The mind can be a weapon or a tool for greatness.
It will tell you you’ve been rejected, that you’re not good enough, that you’re too old to go after the dreams that you’re meant for, that there’s not enough time or money or support. That you need to change this or that to be deserving of <fill in the blank>.
If allowed, it can and will link up with the ego (who fears its own destruction) and keep you imprisoned for years. Or even a lifetime, living a mediocre existence waiting for a better tomorrow.
I know, because this was me. Sometimes it still is but then I catch myself in that bullshit and I’m like ‘oh HAIL NO”!
Contrary Action
The main way I get out of this self-sabotaging funk is by contrary action.
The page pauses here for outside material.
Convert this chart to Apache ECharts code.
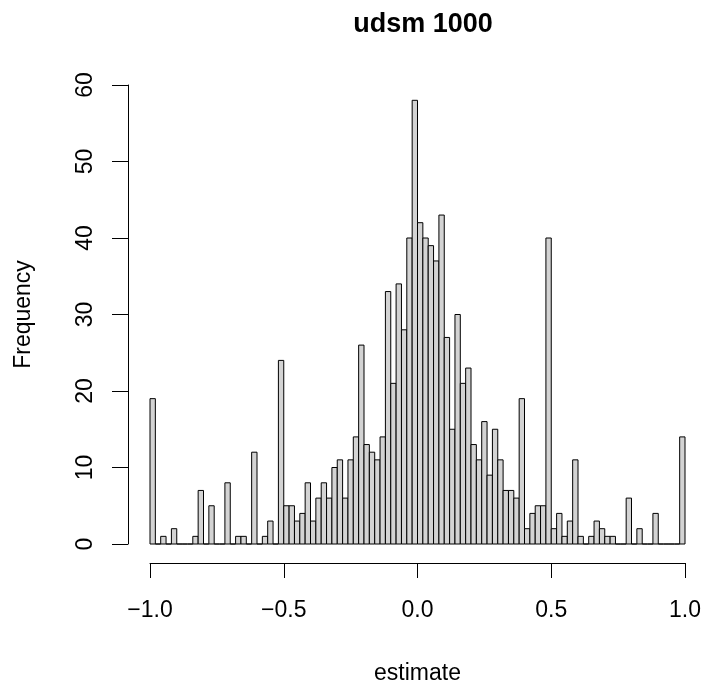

That’s right. Not thinking. ACTION.
Einstein said “you cannot solve a problem on the same level of consciousness with which it was created.” Or something like that.
Simply put: I can’t think my way out of shit thinking. I have to mind fuck my own mind and ACT my way into better thinking.
I have to take action. And I have to do it enough times, consistently, until the old way of thinking – the old pathways within my brain – are replaced by new ones.
Not an overnight fix, most def.
It comes down to small changes and choices that lead to big shifts in my inner world. Thus creating shifts in my outer world.
Outside In?
As I mentioned in my post Change your Hair, change your Consciousness, I’ve found this can also be triggered by changing the outer world first.
I.e. Buying a new car, rearranging your house, moving to a new city, changing your hair, wardrobe, makeup (those are my big ones).
Which work – for a while. But then the whole ‘wherever you go there you are’ kicks in and I’m inevitably left with myself and the inner work.
Pain: the great motivator
If you’re in one of those self defeating thought places mentioned in the beginning of this piece, not to fear!
Even though it feels like shit right now, pain is and can be a great motivator. (It is for this
It shows me where I need to go deep, where I need to have the courage and humility to ask for help and admit to myself ‘I have no fucking clue what I’m doing.”
For it is from that place I can start to pivot, using the tools I’ve learned to heal and level up!
Can you relate? What are some ways your mind tries to lie to you and how do you rise above the illusions?